We’d been teammates for years, athletes on the Canadian National Wrestling Team – the Olympic sport, not the Hulk Hogan sport-entertainment. He was a buff, tough, straight jock. I was a buff, tough, gay jock.
I’m sure he had no idea that he was staring a fag in the face; that for the past half-hour he’d been training with the object of his disgust; that for years he’d been travelling the world, sharing hotel rooms, with the very person he so violently detested. The camaraderie of his smile underscored the brutishness of his threat. I was afraid.
How should I have responded? I know how I did respond: I laughed, awkwardly. I mumbled something about how violent he was, which he probably took as a compliment. And I hoped, desperately, that he would never, ever, find out that I was gay.
Take a sport that legalizes violence and glorifies pain, add a dose of ignorance and a dollop of reactionary homophobia – “I may wear spandex, but I’m not gay! I swear! Grrrr! Chicks!” – and you have a recipe for a particularly unfriendly environment for queers. So I lied. I lied to save myself from the potentially violent reactions of my undeniably violent teammates. I lied to escape the homophobia of my coach. I lied because it was easy.

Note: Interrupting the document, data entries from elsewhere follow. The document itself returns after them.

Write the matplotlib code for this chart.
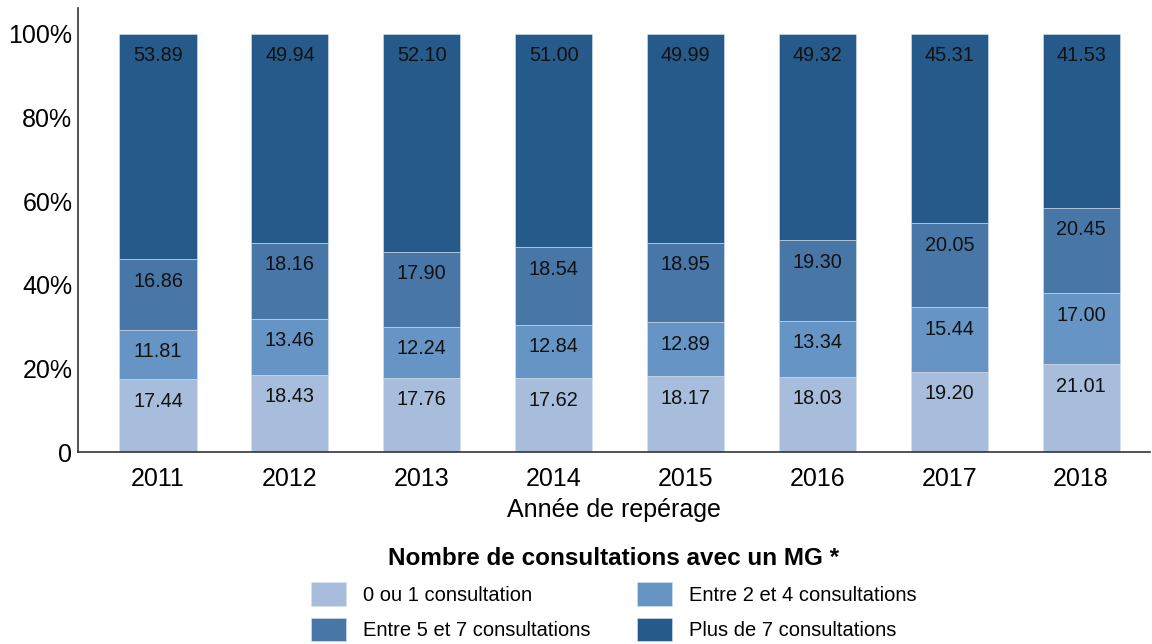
import matplotlib
matplotlib.use("Agg")
import matplotlib.pyplot as plt
import numpy as np

plt.rcParams['font.family'] = ['Liberation Sans', 'DejaVu Sans']

years = ['2011', '2012', '2013', '2014', '2015', '2016', '2017', '2018']
series_names = ['0 ou 1 consultation', 'Entre 2 et 4 consultations',
                'Entre 5 et 7 consultations', 'Plus de 7 consultations']
s_0_1 = [17.44, 18.43, 17.76, 17.62, 18.17, 18.03, 19.20, 21.01]
s_2_4 = [11.81, 13.46, 12.24, 12.84, 12.89, 13.34, 15.44, 17.00]
s_5_7 = [16.86, 18.16, 17.90, 18.54, 18.95, 19.30, 20.05, 20.45]
s_7p = [53.89, 49.94, 52.10, 51.00, 49.99, 49.32, 45.31, 41.53]
colors = ['#a7bddb', '#6694c4', '#4776a7', '#255a8a']
yticks = [0, 20, 40, 60, 80, 100]
ytick_labels = ['0', '20%', '40%', '60%', '80%', '100%']

fig = plt.figure(figsize=(11.52, 6.44), dpi=100)
ax = fig.add_axes([0.0677, 0.298, 0.9303, 0.6896])

x = np.arange(len(years))
bottom = np.zeros(len(years))
handles = []
for vals, col, name in zip([s_0_1, s_2_4, s_5_7, s_7p], colors, series_names):
    vals = np.array(vals)
    b = ax.bar(x, vals, width=0.585, bottom=bottom, color=col,
               edgecolor='#d9e3ef', linewidth=0.4, label=name)
    handles.append(b)
    for xi, top, v in zip(x, bottom + vals, vals):
        ax.annotate(f'{v:.2f}', xy=(xi, top), xytext=(0, -15.8),
                    textcoords='offset points', ha='center', va='center',
                    fontsize=14.3, color='#111111')
    bottom += vals

ax.set_xlim(-0.607, 7.52)
ax.set_ylim(0, 106.2)
ax.set_xticks(x)
ax.set_xticklabels(years, fontsize=18)
ax.set_yticks(yticks)
ax.set_yticklabels(ytick_labels, fontsize=18)
ax.tick_params(axis='x', length=0, pad=11)
ax.tick_params(axis='y', length=0, pad=4)
for s in ['top', 'right']:
    ax.spines[s].set_visible(False)
for s in ['left', 'bottom']:
    ax.spines[s].set_color('#333333')
    ax.spines[s].set_linewidth(1.2)
ax.set_xlabel('Année de repérage', fontsize=18, labelpad=5)

# row-major ordering for a 2-column legend
order = [0, 2, 1, 3]
leg = fig.legend(handles=[handles[i] for i in order],
                 labels=[series_names[i] for i in order],
                 loc='upper center', bbox_to_anchor=(0.533, 0.169), ncol=2,
                 frameon=False, fontsize=14.5,
                 title='Nombre de consultations avec un MG *',
                 title_fontproperties={'weight': 'bold', 'size': 17.5},
                 handlelength=1.75, handleheight=1.4, handletextpad=0.85,
                 columnspacing=2.3, labelspacing=0.6, borderpad=0.1)

fig.savefig('out.png', dpi=100)
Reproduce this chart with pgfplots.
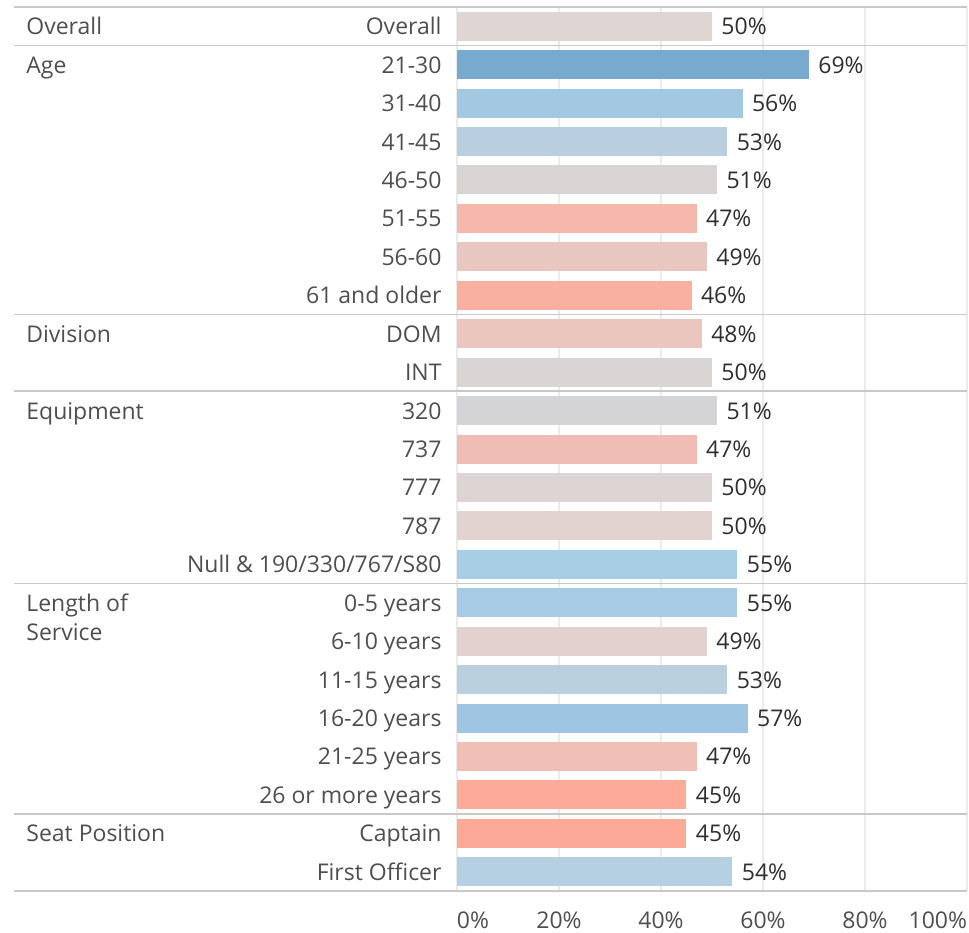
\documentclass[border=0pt]{standalone}
\usepackage{pgfplots}
\pgfplotsset{compat=1.18}
\usepackage{fontspec}
\setmainfont{Open Sans}

% bar colours, one per row (diverging around 50%)
\definecolor{c0}{HTML}{DFD5D3}
\definecolor{c1}{HTML}{78AAD0}
\definecolor{c2}{HTML}{A2C8E2}
\definecolor{c3}{HTML}{B9CFDF}
\definecolor{c4}{HTML}{D8D4D4}
\definecolor{c5}{HTML}{F4B8AD}
\definecolor{c6}{HTML}{E8C7C0}
\definecolor{c7}{HTML}{F9B0A1}
\definecolor{c8}{HTML}{EBC6BF}
\definecolor{c9}{HTML}{D9D5D5}
\definecolor{c10}{HTML}{D4D4D6}
\definecolor{c11}{HTML}{EFBDB3}
\definecolor{c12}{HTML}{DDD5D3}
\definecolor{c13}{HTML}{E2D3D1}
\definecolor{c14}{HTML}{A8CEE6}
\definecolor{c15}{HTML}{A7CBE4}
\definecolor{c16}{HTML}{E2D1CF}
\definecolor{c17}{HTML}{BAD0DE}
\definecolor{c18}{HTML}{9EC5E2}
\definecolor{c19}{HTML}{F0BFB6}
\definecolor{c20}{HTML}{FDAA99}
\definecolor{c21}{HTML}{FCA998}
\definecolor{c22}{HTML}{B4D0E2}
\definecolor{labelgray}{HTML}{4E4E4E}
\definecolor{valgray}{HTML}{2E2E2E}
\definecolor{sepgray}{HTML}{C8C8C8}

\begin{document}
\begin{tikzpicture}
\begin{axis}[
  scale only axis, width=255pt, height=442pt,
  font=\fontsize{11.5}{13}\selectfont,
  xbar, xmin=0, xmax=100, ymin=-0.5, ymax=22.5, y dir=reverse,
  clip=false,
  axis line style={draw=none},
  major tick length=0pt,
  xmajorgrids, grid style={color=black!8, line width=0.6pt},
  xtick={0,20,40,60,80,100},
  xticklabels={\hphantom{0\%}0\%,20\%,40\%,60\%,80\%,100\%\hphantom{100\%}},
  xticklabel style={color=labelgray, yshift=-6.7pt},
  ytick={0,...,22},
  yticklabels={Overall,21-30,31-40,41-45,46-50,51-55,56-60,61 and older,
    DOM,INT,320,737,777,787,Null \& 190/330/767/S80,
    0-5 years,6-10 years,11-15 years,16-20 years,21-25 years,26 or more years,
    Captain,First Officer},
  yticklabel style={color=labelgray, xshift=-4.2pt, text height=8.5pt, text depth=0pt},
  /pgf/number format/assume math mode=true,
  point meta=x,
  nodes near coords={\pgfmathprintnumber[fixed,precision=0]{\pgfplotspointmeta}\%},
  every node near coord/.append style={color=valgray, xshift=1.2pt, text height=8.5pt, text depth=0pt},
  every axis plot/.append style={bar width=14.5pt, bar shift=0pt, draw=none},
]
\addplot[fill=c0]  coordinates {(50,0)};
\addplot[fill=c1]  coordinates {(69,1)};
\addplot[fill=c2]  coordinates {(56,2)};
\addplot[fill=c3]  coordinates {(53,3)};
\addplot[fill=c4]  coordinates {(51,4)};
\addplot[fill=c5]  coordinates {(47,5)};
\addplot[fill=c6]  coordinates {(49,6)};
\addplot[fill=c7]  coordinates {(46,7)};
\addplot[fill=c8]  coordinates {(48,8)};
\addplot[fill=c9]  coordinates {(50,9)};
\addplot[fill=c10] coordinates {(51,10)};
\addplot[fill=c11] coordinates {(47,11)};
\addplot[fill=c12] coordinates {(50,12)};
\addplot[fill=c13] coordinates {(50,13)};
\addplot[fill=c14] coordinates {(55,14)};
\addplot[fill=c15] coordinates {(55,15)};
\addplot[fill=c16] coordinates {(49,16)};
\addplot[fill=c17] coordinates {(53,17)};
\addplot[fill=c18] coordinates {(57,18)};
\addplot[fill=c19] coordinates {(47,19)};
\addplot[fill=c20] coordinates {(45,20)};
\addplot[fill=c21] coordinates {(45,21)};
\addplot[fill=c22] coordinates {(54,22)};

% group separators
\pgfplotsinvokeforeach{-0.5,0.5,7.5,9.5,14.5,20.5,22.5}{
  \draw[sepgray, line width=0.9pt] ([xshift=-221.5pt]axis cs:0,#1) -- (axis cs:100,#1);
}
% group headers
\begin{scope}[every node/.style={anchor=west, inner sep=0pt, color=labelgray, text height=8.5pt, text depth=0pt}]
\node at ([xshift=-215.5pt]axis cs:0,0) {Overall};
\node at ([xshift=-215.5pt]axis cs:0,1) {Age};
\node at ([xshift=-215.5pt]axis cs:0,8) {Division};
\node at ([xshift=-215.5pt]axis cs:0,10) {Equipment};
\node at ([xshift=-215.5pt]axis cs:0,15) {Length of};
\node at ([xshift=-215.5pt,yshift=-14.5pt]axis cs:0,15) {Service};
\node at ([xshift=-215.5pt]axis cs:0,21) {Seat Position};
\end{scope}
\end{axis}
\pgfresetboundingbox
\path (current axis.south west) ++(-228.5pt,-20.5pt) coordinate (bl);
\path (current axis.north east) ++(1pt,3.5pt) coordinate (tr);
\useasboundingbox (bl) rectangle (tr);
\end{tikzpicture}
\end{document}
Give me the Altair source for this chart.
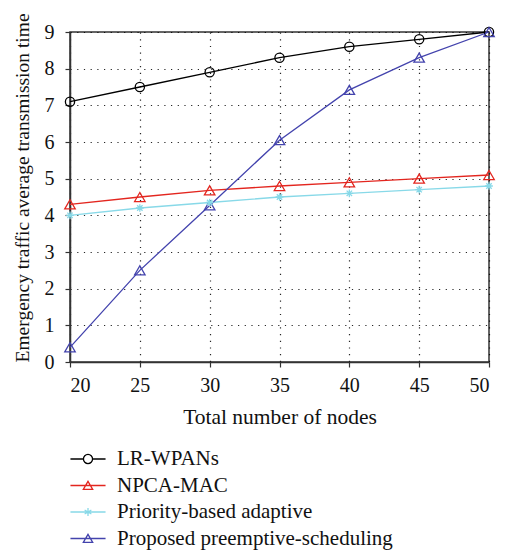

But it was only easy in the short term. Lies are suffocating, and after years of hiding I finally ran out of breath. So this summer, I began the process of coming out to my teammates. The response? Shock, but also understanding and respect.
When queers keep quiet about who they are, they also hide the homophobia that lies at the root of their silence. No matter how scary it may be, being honest and open about who I am is my moral obligation. I owe it to myself. I owe it to those who’ve come before, to the Martina Navratilovas and Mark Tewksburys, champions who had the courage to live honestly and openly.
I owe it to the queer kids who are killed in their classrooms and streets. Compared to them, I have it easy.
Only if every queer person comes out and stands tall can Pride make sense. First we must be proud, and soon others will be proud of us.
And sometimes, Pride means risking a punch in the face.
“Whenever I see a fag, I just want to punch him in the face,” he said. I dare him to say it again.